Records with drawing code
— START —
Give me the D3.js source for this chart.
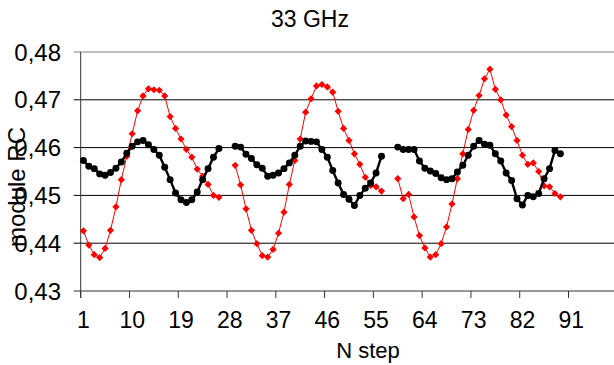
<!DOCTYPE html>
<html>
<head>
<meta charset="utf-8">
<script src="https://cdn.jsdelivr.net/npm/d3@7"></script>
<style>
    body { margin: 0; background: #fff; }
    text { font-family: "Liberation Sans", Arial, sans-serif; fill: #000; }
</style>
</head>
<body>
<script>
// Category labels shown under the x axis (every 9th step)
const X_TICK_LABELS = [1, 10, 19, 28, 37, 46, 55, 64, 73, 82, 91];
const Y_TICK_VALUES = [0.43, 0.44, 0.45, 0.46, 0.47, 0.48];
const CATEGORY_COUNT = 99;

// Red series (diamonds), steps 1..89, null = gap
const RED_VALUES = [
    0.4426, 0.4396, 0.4376, 0.4370, 0.4389, 0.4427, 0.4476, 0.4533, 0.4582, 0.4629,
    0.4677, 0.4708, 0.4723, 0.4721, 0.4720, 0.4708, 0.4665, 0.4640, 0.4618, 0.4596,
    0.4580, 0.4555, 0.4540, 0.4523, 0.4500, 0.4496, null, null,
    0.4563, 0.4522, 0.4472, 0.4427, 0.4399, 0.4374, 0.4371, 0.4387, 0.4421, 0.4465,
    0.4523, 0.4573, 0.4618, 0.4674, 0.4702, 0.4729, 0.4732, 0.4727, 0.4716, 0.4676,
    0.4640, 0.4615, 0.4587, 0.4565, 0.4538, 0.4521, 0.4518, 0.4509, null, null,
    0.4535, 0.4493, 0.4502, 0.4455, 0.4416, 0.4390, 0.4371, 0.4376, 0.4399, 0.4434,
    0.4482, 0.4535, 0.4587, 0.4638, 0.4678, 0.4709, 0.4744, 0.4764, 0.4722, 0.4700,
    0.4668, 0.4644, 0.4615, 0.4584, 0.4565, 0.4568, 0.4550, 0.4520, 0.4518, 0.4504,
    0.4497
];

// Black series (circles), steps 1..89, null = gap
const BLACK_VALUES = [
    0.4573, 0.4561, 0.4556, 0.4545, 0.4542, 0.4548, 0.4557, 0.4570, 0.4588, 0.4603,
    0.4612, 0.4615, 0.4606, 0.4596, 0.4584, 0.4559, 0.4533, 0.4505, 0.4491, 0.4485,
    0.4491, 0.4507, 0.4533, 0.4556, 0.4580, 0.4598, null, null,
    0.4603, 0.4601, 0.4586, 0.4577, 0.4564, 0.4557, 0.4540, 0.4542, 0.4547, 0.4556,
    0.4568, 0.4584, 0.4603, 0.4614, 0.4613, 0.4612, 0.4596, 0.4580, 0.4552, 0.4526,
    0.4502, 0.4492, 0.4479, 0.4500, 0.4515, 0.4526, 0.4547, 0.4582, null, null,
    0.4601, 0.4596, 0.4596, 0.4596, 0.4572, 0.4557, 0.4551, 0.4546, 0.4537, 0.4533,
    0.4535, 0.4549, 0.4563, 0.4584, 0.4603, 0.4615, 0.4607, 0.4605, 0.4587, 0.4572,
    0.4547, 0.4531, 0.4493, 0.4480, 0.4500, 0.4497, 0.4504, 0.4535, 0.4556, 0.4594,
    0.4587
];

const WIDTH = 614;
const HEIGHT = 365;

const PLOT_LEFT = 80.7;
const STEP_WIDTH = 5.42;
const PLOT_TOP = 52;
const PLOT_BOTTOM = 291;
const TICK_SIZE = 7;

const svg = d3.select("body").append("svg")
    .attr("width", WIDTH)
    .attr("height", HEIGHT);

const categories = d3.range(1, CATEGORY_COUNT + 1);

// Excel style category axis: points sit in the middle of each category
const xScale = d3.scaleBand()
    .domain(categories)
    .range([PLOT_LEFT, PLOT_LEFT + CATEGORY_COUNT * STEP_WIDTH])
    .padding(0);

const yScale = d3.scaleLinear()
    .domain([0.43, 0.48])
    .range([PLOT_BOTTOM, PLOT_TOP]);

const xCenter = step => xScale(step) + xScale.bandwidth() / 2;
const formatY = v => d3.format(".2f")(v).replace(".", ",");

// Gridlines
svg.append("g")
    .selectAll("line")
    .data(Y_TICK_VALUES.filter(v => v > 0.43))
    .join("line")
    .attr("x1", PLOT_LEFT - TICK_SIZE)
    .attr("x2", WIDTH)
    .attr("y1", v => yScale(v))
    .attr("y2", v => yScale(v))
    .attr("stroke", v => v === 0.48 ? "#808080" : "#000")
    .attr("stroke-width", 1);

// Y axis
svg.append("line")
    .attr("x1", PLOT_LEFT).attr("x2", PLOT_LEFT)
    .attr("y1", PLOT_TOP).attr("y2", PLOT_BOTTOM + TICK_SIZE)
    .attr("stroke", "#333");

svg.append("g")
    .selectAll("text")
    .data(Y_TICK_VALUES)
    .join("text")
    .attr("x", 61)
    .attr("y", v => yScale(v) + 8.5)
    .attr("text-anchor", "end")
    .style("font-size", "24px")
    .text(formatY);

// X axis
svg.append("line")
    .attr("x1", PLOT_LEFT - TICK_SIZE).attr("x2", WIDTH)
    .attr("y1", PLOT_BOTTOM).attr("y2", PLOT_BOTTOM)
    .attr("stroke", "#333");

svg.append("g")
    .selectAll("line")
    .data(X_TICK_LABELS)
    .join("line")
    .attr("x1", d => xScale(d))
    .attr("x2", d => xScale(d))
    .attr("y1", PLOT_BOTTOM)
    .attr("y2", PLOT_BOTTOM + TICK_SIZE)
    .attr("stroke", "#333");

svg.append("g")
    .selectAll("text")
    .data(X_TICK_LABELS)
    .join("text")
    .attr("x", d => xCenter(d))
    .attr("y", 328)
    .attr("text-anchor", "middle")
    .style("font-size", "23px")
    .text(d => d);

// Series
function drawSeries(values, color, lineWidth, symbol, symbolSize) {
    const points = values.map((v, i) => ({ step: i + 1, value: v }));
    const line = d3.line()
        .defined(d => d.value !== null)
        .x(d => xCenter(d.step))
        .y(d => yScale(d.value));

    svg.append("path")
        .datum(points)
        .attr("fill", "none")
        .attr("stroke", color)
        .attr("stroke-width", lineWidth)
        .attr("d", line);

    svg.append("g")
        .selectAll("path")
        .data(points.filter(d => d.value !== null))
        .join("path")
        .attr("transform", d => `translate(${xCenter(d.step)},${yScale(d.value)})${symbol === d3.symbolSquare ? " rotate(45)" : ""}`)
        .attr("d", d3.symbol(symbol, symbolSize))
        .attr("fill", color);
}

drawSeries(RED_VALUES, "#ff0000", 1, d3.symbolSquare, 26);
drawSeries(BLACK_VALUES, "#000000", 2.4, d3.symbolCircle, 38);

// Titles
svg.append("text")
    .attr("x", 310)
    .attr("y", 27)
    .attr("text-anchor", "middle")
    .style("font-size", "23px")
    .text("33 GHz");

svg.append("text")
    .attr("x", 368)
    .attr("y", 358)
    .attr("text-anchor", "middle")
    .style("font-size", "22px")
    .text("N step");

svg.append("text")
    .attr("transform", "translate(25,187) rotate(-90)")
    .attr("text-anchor", "middle")
    .style("font-size", "24px")
    .text("module RC");
</script>
</body>
</html>
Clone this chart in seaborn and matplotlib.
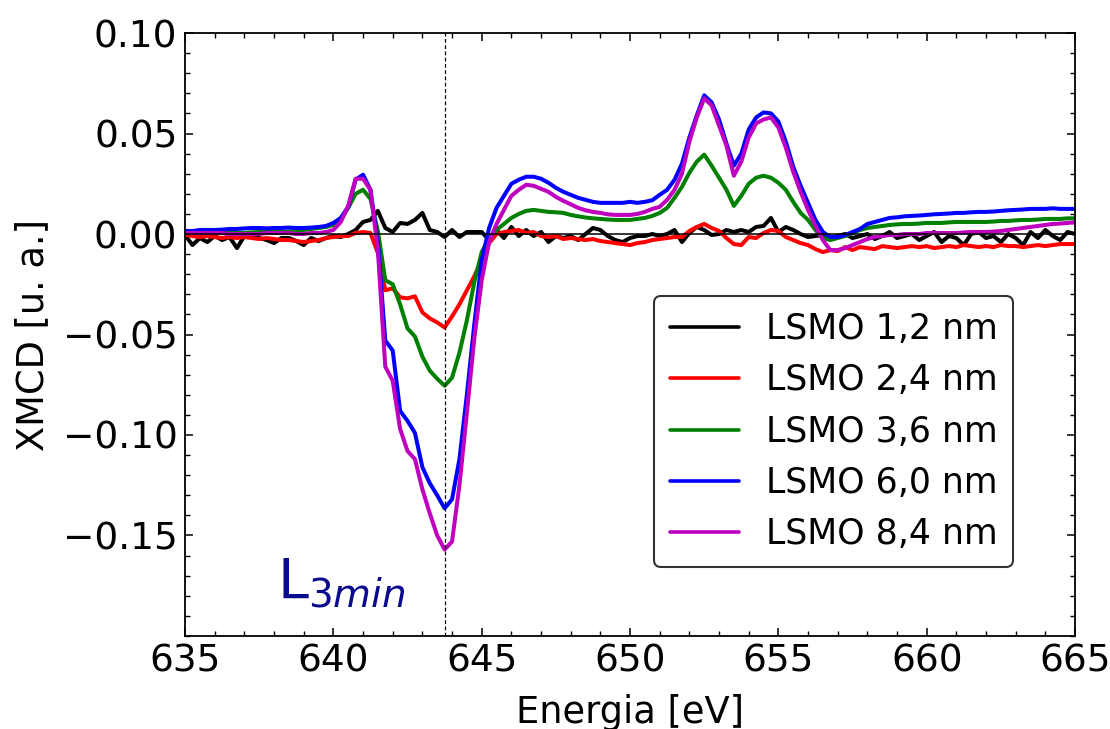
import numpy as np
import pandas as pd
import matplotlib
matplotlib.use("Agg")
import matplotlib.pyplot as plt
from matplotlib.ticker import AutoMinorLocator, FuncFormatter
import seaborn as sns

# ---------------- data ----------------
energy = np.round(np.arange(635.0, 665.001, 0.25), 2)

labels = ["LSMO 1,2 nm", "LSMO 2,4 nm", "LSMO 3,6 nm", "LSMO 6,0 nm", "LSMO 8,4 nm"]
colors = ["#000000", "#ff0000", "#008000", "#0000ff", "#bf00bf"]

xmcd_12 = [
    -0.0005, -0.0055, -0.002, -0.004,
    -0.001, -0.003, -0.0015, -0.007,
    -0.001, -0.0015, -0.002, -0.003,
    -0.0045, -0.002, -0.002, -0.0035,
    -0.0055, -0.002, -0.0035, -0.002,
    -0.001, -0.0015, 0.0, 0.002,
    0.006, 0.007, 0.0115, 0.003,
    0.001, 0.0055, 0.005, 0.007,
    0.0105, 0.002, 0.001, -0.0015,
    0.002, -0.0015, 0.001, 0.001,
    0.001, -0.003, 0.002, -0.002,
    0.0035, -0.001, 0.002, -0.001,
    0.001, -0.004, -0.001, -0.002,
    -0.001, -0.003, 0.0, 0.003,
    0.002, -0.001, -0.003, -0.004,
    -0.002, -0.001, -0.001, 0.0,
    -0.001, 0.0, 0.002, -0.004,
    0.0005, 0.0035, 0.002, -0.0005,
    0.0, 0.002, 0.001, 0.002,
    0.001, 0.0035, 0.004, 0.008,
    0.001, 0.0035, 0.002, 0.0,
    -0.0015, -0.001, -0.0005, -0.002,
    -0.001, 0.0, -0.002, -0.001,
    0.0, -0.0025, -0.001, 0.001,
    -0.002, -0.001, 0.0, -0.003,
    -0.001, 0.001, -0.004, -0.001,
    -0.002, -0.0055, 0.0, 0.001,
    -0.002, -0.001, -0.004, 0.0,
    -0.002, -0.0055, 0.001, -0.002,
    0.002, -0.001, -0.003, 0.001,
    0.0,
]

xmcd_24 = [
    -0.0005, -0.001, -0.0015, -0.001,
    -0.0015, -0.002, -0.0015, -0.002,
    -0.0015, -0.002, -0.0025, -0.002,
    -0.0025, -0.003, -0.003, -0.0035,
    -0.004, -0.0035, -0.003, -0.002,
    -0.0015, -0.001, -0.001, 0.0005,
    0.001, 0.0005, -0.0095, -0.028,
    -0.027, -0.0315, -0.032, -0.031,
    -0.039, -0.042, -0.044, -0.0465,
    -0.041, -0.035, -0.028, -0.021,
    -0.013, -0.0045, 0.0, 0.001,
    0.0015, 0.002, 0.0005, 0.001,
    -0.001, -0.0015, -0.001, -0.0025,
    -0.002, -0.0025, -0.003, -0.0025,
    -0.0035, -0.004, -0.0045, -0.005,
    -0.0055, -0.0045, -0.004, -0.003,
    -0.0025, -0.002, -0.0015, -0.0015,
    0.0015, 0.0035, 0.005, 0.003,
    0.0015, -0.002, -0.005, -0.0055,
    -0.0015, -0.002, 0.0005, 0.002,
    0.0015, -0.0015, -0.003, -0.0045,
    -0.0055, -0.0075, -0.009, -0.008,
    -0.0085, -0.0065, -0.008, -0.0065,
    -0.007, -0.0075, -0.006, -0.0065,
    -0.007, -0.0065, -0.006, -0.0065,
    -0.006, -0.007, -0.0065, -0.006,
    -0.0065, -0.0055, -0.006, -0.0065,
    -0.006, -0.0065, -0.0055, -0.006,
    -0.006, -0.0065, -0.006, -0.0055,
    -0.006, -0.0055, -0.005, -0.005,
    -0.005,
]

xmcd_36 = [
    0.001, 0.001, 0.0008, 0.0005,
    0.0005, 0.0005, 0.0005, 0.0005,
    0.0005, 0.0008, 0.001, 0.001,
    0.001, 0.001, 0.0012, 0.0015,
    0.002, 0.0025, 0.003, 0.0035,
    0.0045, 0.0075, 0.013, 0.020,
    0.022, 0.0175, 0.0015, -0.023,
    -0.025, -0.035, -0.047, -0.051,
    -0.061, -0.068, -0.072, -0.0755,
    -0.0715, -0.059, -0.043, -0.024,
    -0.009, -0.002, 0.002, 0.005,
    0.008, 0.010, 0.0115, 0.012,
    0.0115, 0.011, 0.0108, 0.0105,
    0.0095, 0.0088, 0.0082, 0.0078,
    0.0075, 0.0072, 0.007, 0.007,
    0.007, 0.0075, 0.008, 0.009,
    0.0105, 0.013, 0.018, 0.0235,
    0.0305, 0.036, 0.0395, 0.034,
    0.028, 0.022, 0.014, 0.019,
    0.025, 0.028, 0.029, 0.028,
    0.0255, 0.022, 0.016, 0.0105,
    0.007, 0.002, -0.002, -0.003,
    -0.002, -0.001, 0.0005, 0.002,
    0.003, 0.0035, 0.004, 0.0045,
    0.0048, 0.005, 0.005, 0.0052,
    0.0055, 0.0055, 0.0055, 0.0058,
    0.006, 0.006, 0.006, 0.006,
    0.006, 0.0062, 0.0065, 0.0065,
    0.0068, 0.007, 0.007, 0.0072,
    0.0075, 0.0075, 0.0075, 0.0078,
    0.0078,
]

xmcd_60 = [
    0.0015, 0.0015, 0.002, 0.002,
    0.002, 0.0022, 0.0025, 0.0025,
    0.0028, 0.003, 0.003, 0.0028,
    0.003, 0.003, 0.0032, 0.003,
    0.003, 0.0032, 0.0035, 0.004,
    0.0055, 0.008, 0.0135, 0.027,
    0.0295, 0.022, -0.004, -0.053,
    -0.058, -0.088, -0.093, -0.099,
    -0.116, -0.124, -0.130, -0.1365,
    -0.132, -0.112, -0.080, -0.045,
    -0.013, 0.003, 0.013, 0.019,
    0.025, 0.027, 0.0285, 0.0285,
    0.0275, 0.0255, 0.023, 0.021,
    0.0195, 0.018, 0.017, 0.016,
    0.0155, 0.0155, 0.0155, 0.0155,
    0.016, 0.0155, 0.016, 0.0168,
    0.0195, 0.022, 0.027, 0.035,
    0.048, 0.059, 0.069, 0.0655,
    0.057, 0.045, 0.034, 0.040,
    0.052, 0.058, 0.0605, 0.060,
    0.056, 0.046, 0.0335, 0.024,
    0.0155, 0.007, 0.001, -0.0015,
    -0.0015, -0.0005, 0.001, 0.0025,
    0.005, 0.006, 0.007, 0.008,
    0.0083, 0.0088, 0.009, 0.0092,
    0.0095, 0.0098, 0.010, 0.0102,
    0.0105, 0.0105, 0.0108, 0.011,
    0.011, 0.0112, 0.0115, 0.0118,
    0.012, 0.0122, 0.0125, 0.0125,
    0.0125, 0.0128, 0.0125, 0.0125,
    0.0125,
]

xmcd_84 = [
    0.0005, 0.0005, 0.0005, 0.0005,
    0.0005, 0.0005, 0.0, 0.0,
    0.0, 0.0, 0.0, 0.0005,
    0.0005, 0.0005, 0.0005, 0.0,
    0.0, 0.0005, 0.0005, 0.001,
    0.002, 0.006, 0.014, 0.0275,
    0.0275, 0.022, -0.008, -0.066,
    -0.073, -0.097, -0.108, -0.112,
    -0.127, -0.139, -0.150, -0.157,
    -0.153, -0.125, -0.089, -0.052,
    -0.023, -0.004, 0.005, 0.012,
    0.019, 0.022, 0.0245, 0.024,
    0.0225, 0.021, 0.0185, 0.0165,
    0.0148, 0.013, 0.0118, 0.011,
    0.0105, 0.0098, 0.0095, 0.0095,
    0.0095, 0.010, 0.011, 0.0125,
    0.0135, 0.017, 0.022, 0.030,
    0.046, 0.058, 0.0675, 0.064,
    0.054, 0.044, 0.029, 0.036,
    0.048, 0.055, 0.057, 0.058,
    0.053, 0.043, 0.031, 0.021,
    0.012, 0.004, -0.003, -0.008,
    -0.008, -0.007, -0.0055, -0.004,
    -0.0025, -0.0015, -0.001, -0.0005,
    -0.0005, 0.0, 0.0, 0.0,
    0.0005, 0.0005, 0.0005, 0.0005,
    0.0005, 0.0008, 0.001, 0.001,
    0.001, 0.0012, 0.0015, 0.002,
    0.0025, 0.003, 0.0035, 0.004,
    0.0045, 0.005, 0.0052, 0.0055,
    0.0058,
]

series = [xmcd_12, xmcd_24, xmcd_36, xmcd_60, xmcd_84]
for s in series:
    assert len(s) == len(energy), len(s)

l3_min_energy = 643.76
annot_x, annot_y = 638.1, -0.1815

x_ticks = [635, 640, 645, 650, 655, 660, 665]
y_ticks = [-0.15, -0.10, -0.05, 0.00, 0.05, 0.10]

df = pd.DataFrame({
    "Energia": np.tile(energy, len(labels)),
    "XMCD": np.concatenate(series),
    "sample": np.repeat(labels, len(energy)),
})

# ---------------- plot ----------------
sns.set_theme(style="ticks")
plt.rcParams["font.family"] = ["DejaVu Sans"]
plt.rcParams["mathtext.fontset"] = "dejavusans"
plt.rcParams["text.color"] = "black"
plt.rcParams["axes.labelcolor"] = "black"

fig = plt.figure(figsize=(11.1, 7.29), dpi=100)
ax = fig.add_axes([0.1667, 0.1276, 0.8018, 0.8271])

sns.lineplot(data=df, x="Energia", y="XMCD", hue="sample", hue_order=labels,
             palette=dict(zip(labels, colors)), estimator=None, sort=False,
             linewidth=2.9, ax=ax, legend=False, zorder=2)

ax.axhline(0, color="black", lw=1.1, zorder=3)
ax.axvline(l3_min_energy, color="black", lw=0.9, ls=(0, (3, 2)), zorder=3)

ax.text(annot_x, annot_y, r"$\mathrm{L}_{3min}$", color="#0a0a8c",
        fontsize=40, va="baseline", ha="left")

ax.set_xlim(635, 665)
ax.set_ylim(-0.2, 0.1)
ax.set_xticks(x_ticks)
ax.set_yticks(y_ticks)
ax.yaxis.set_major_formatter(FuncFormatter(lambda v, p: f"{v:.2f}".replace("-", "\u2212")))
ax.xaxis.set_minor_locator(AutoMinorLocator(5))
ax.yaxis.set_minor_locator(AutoMinorLocator(5))
ax.tick_params(which="both", direction="in", top=True, right=True,
               labelsize=27, colors="black")
ax.tick_params(which="major", length=6, width=1.1, pad=5.5)
ax.tick_params(which="minor", length=3.5, width=1.0)
for sp in ax.spines.values():
    sp.set_linewidth(1.3)
    sp.set_color("black")

ax.set_xlabel("Energia [eV]", fontsize=26.5, labelpad=10)
ax.set_ylabel("XMCD [u. a.]", fontsize=26.5, labelpad=8)

handles = [plt.Line2D([], [], color=c, lw=2.6) for c in colors]
leg = ax.legend(handles, labels, loc="lower right", bbox_to_anchor=(0.9303, 0.1144),
                borderaxespad=0, fontsize=25, frameon=True, fancybox=True,
                framealpha=1, edgecolor="#333333", handlelength=2.0,
                handletextpad=0.75, labelspacing=0.5, borderpad=0.45)
leg.get_frame().set_linewidth(1.5)
for t in leg.get_texts():
    t.set_color("black")

fig.savefig("out.png", dpi=100)
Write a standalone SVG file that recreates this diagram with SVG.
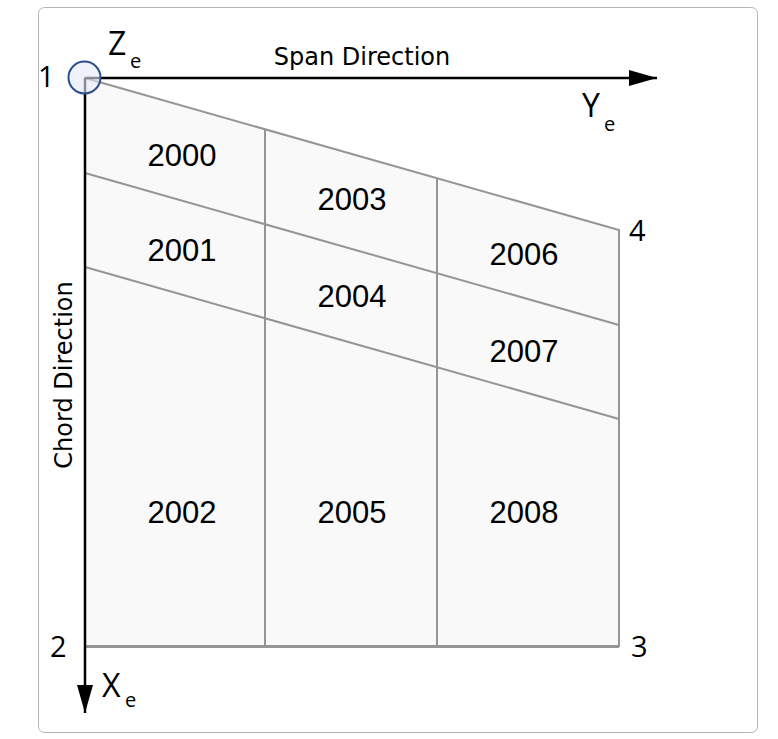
— END —
TASK DETAILS
The answer is a single number: how many lines include the word "seaborn"?

ANSWER TO THIS PROBLEM
2